*Aim of the exercise:* Transcribe the material exactly. Images do not belong in the copy.

— Begin Recorded information —

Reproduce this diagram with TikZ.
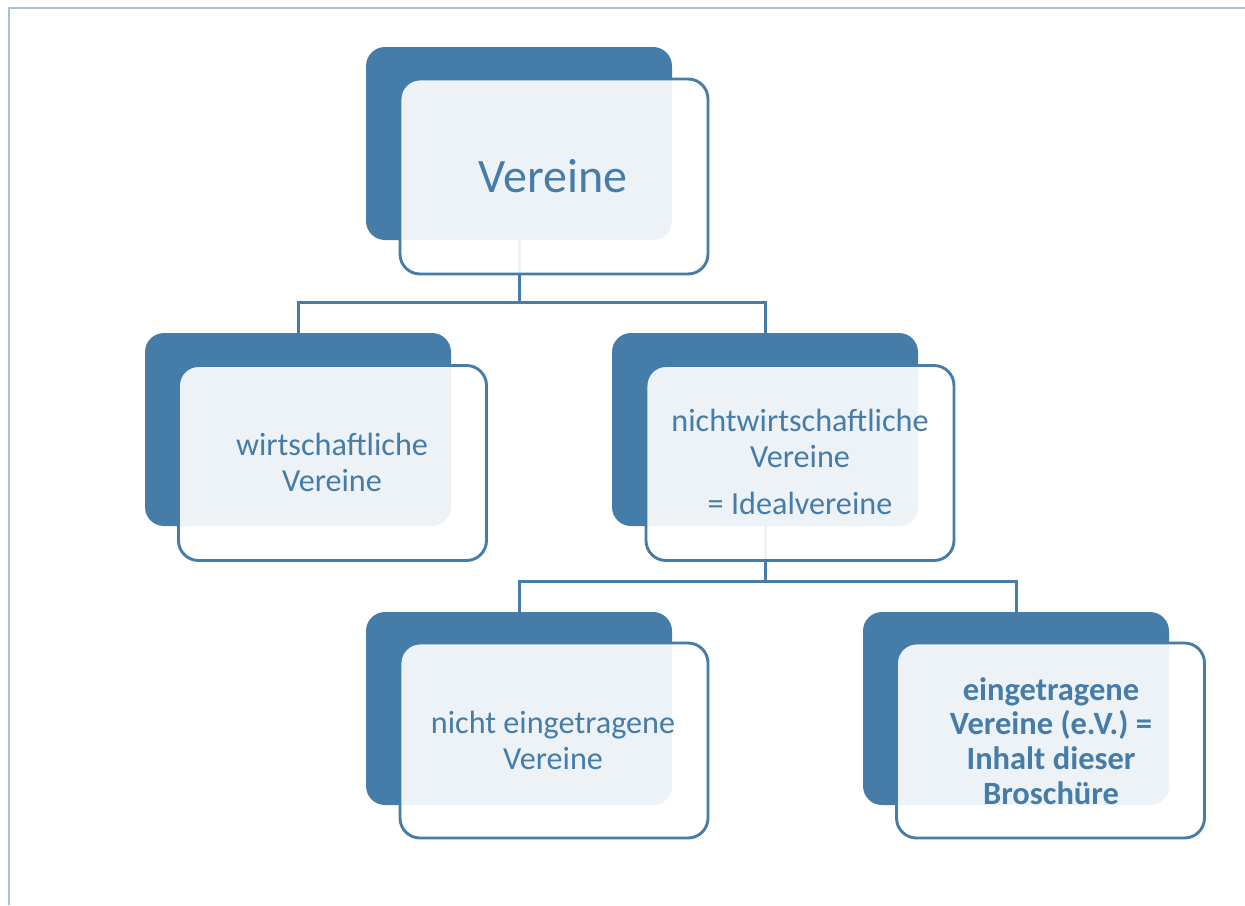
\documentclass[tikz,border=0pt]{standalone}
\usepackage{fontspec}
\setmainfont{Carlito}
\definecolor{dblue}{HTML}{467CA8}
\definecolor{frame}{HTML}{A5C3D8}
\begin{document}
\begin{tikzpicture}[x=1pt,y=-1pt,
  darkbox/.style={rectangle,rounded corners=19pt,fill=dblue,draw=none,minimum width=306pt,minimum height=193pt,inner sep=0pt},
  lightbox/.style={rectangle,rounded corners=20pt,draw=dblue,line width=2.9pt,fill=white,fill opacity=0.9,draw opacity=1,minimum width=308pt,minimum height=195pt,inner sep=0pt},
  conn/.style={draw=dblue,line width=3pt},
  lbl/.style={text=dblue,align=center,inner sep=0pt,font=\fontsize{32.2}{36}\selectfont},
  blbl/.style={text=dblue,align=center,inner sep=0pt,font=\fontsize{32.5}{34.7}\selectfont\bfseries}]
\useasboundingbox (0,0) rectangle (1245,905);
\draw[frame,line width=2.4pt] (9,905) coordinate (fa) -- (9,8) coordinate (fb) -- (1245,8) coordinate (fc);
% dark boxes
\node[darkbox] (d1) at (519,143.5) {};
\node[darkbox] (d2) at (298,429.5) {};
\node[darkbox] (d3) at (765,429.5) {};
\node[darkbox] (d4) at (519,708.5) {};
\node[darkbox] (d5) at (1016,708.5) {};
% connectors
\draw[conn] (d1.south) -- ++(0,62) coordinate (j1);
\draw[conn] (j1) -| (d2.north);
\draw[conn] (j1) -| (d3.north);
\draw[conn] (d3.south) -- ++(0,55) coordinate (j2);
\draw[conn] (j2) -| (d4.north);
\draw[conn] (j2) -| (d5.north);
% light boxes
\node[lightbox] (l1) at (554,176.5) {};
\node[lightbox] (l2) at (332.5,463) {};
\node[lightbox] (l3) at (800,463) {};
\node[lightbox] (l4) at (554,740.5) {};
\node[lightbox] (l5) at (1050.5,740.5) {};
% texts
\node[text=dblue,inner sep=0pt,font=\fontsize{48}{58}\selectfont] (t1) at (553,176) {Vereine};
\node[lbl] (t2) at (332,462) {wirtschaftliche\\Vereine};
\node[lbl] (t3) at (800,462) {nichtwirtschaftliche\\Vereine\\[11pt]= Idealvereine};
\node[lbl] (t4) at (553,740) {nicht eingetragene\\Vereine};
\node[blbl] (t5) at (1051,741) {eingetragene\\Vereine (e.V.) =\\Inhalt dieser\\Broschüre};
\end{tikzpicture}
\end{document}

— End Recorded information —

*Solution for this problem:*
Reproduce this diagram with TikZ.
\documentclass[tikz,border=0pt]{standalone}
\usepackage{fontspec}
\setmainfont{Carlito}
\definecolor{dblue}{HTML}{467CA8}
\definecolor{frame}{HTML}{A5C3D8}
\begin{document}
\begin{tikzpicture}[x=1pt,y=-1pt,
  darkbox/.style={rectangle,rounded corners=19pt,fill=dblue,draw=none,minimum width=306pt,minimum height=193pt,inner sep=0pt},
  lightbox/.style={rectangle,rounded corners=20pt,draw=dblue,line width=2.9pt,fill=white,fill opacity=0.9,draw opacity=1,minimum width=308pt,minimum height=195pt,inner sep=0pt},
  conn/.style={draw=dblue,line width=3pt},
  lbl/.style={text=dblue,align=center,inner sep=0pt,font=\fontsize{32.2}{36}\selectfont},
  blbl/.style={text=dblue,align=center,inner sep=0pt,font=\fontsize{32.5}{34.7}\selectfont\bfseries}]
\useasboundingbox (0,0) rectangle (1245,905);
\draw[frame,line width=2.4pt] (9,905) coordinate (fa) -- (9,8) coordinate (fb) -- (1245,8) coordinate (fc);
% dark boxes
\node[darkbox] (d1) at (519,143.5) {};
\node[darkbox] (d2) at (298,429.5) {};
\node[darkbox] (d3) at (765,429.5) {};
\node[darkbox] (d4) at (519,708.5) {};
\node[darkbox] (d5) at (1016,708.5) {};
% connectors
\draw[conn] (d1.south) -- ++(0,62) coordinate (j1);
\draw[conn] (j1) -| (d2.north);
\draw[conn] (j1) -| (d3.north);
\draw[conn] (d3.south) -- ++(0,55) coordinate (j2);
\draw[conn] (j2) -| (d4.north);
\draw[conn] (j2) -| (d5.north);
% light boxes
\node[lightbox] (l1) at (554,176.5) {};
\node[lightbox] (l2) at (332.5,463) {};
\node[lightbox] (l3) at (800,463) {};
\node[lightbox] (l4) at (554,740.5) {};
\node[lightbox] (l5) at (1050.5,740.5) {};
% texts
\node[text=dblue,inner sep=0pt,font=\fontsize{48}{58}\selectfont] (t1) at (553,176) {Vereine};
\node[lbl] (t2) at (332,462) {wirtschaftliche\\Vereine};
\node[lbl] (t3) at (800,462) {nichtwirtschaftliche\\Vereine\\[11pt]= Idealvereine};
\node[lbl] (t4) at (553,740) {nicht eingetragene\\Vereine};
\node[blbl] (t5) at (1051,741) {eingetragene\\Vereine (e.V.) =\\Inhalt dieser\\Broschüre};
\end{tikzpicture}
\end{document}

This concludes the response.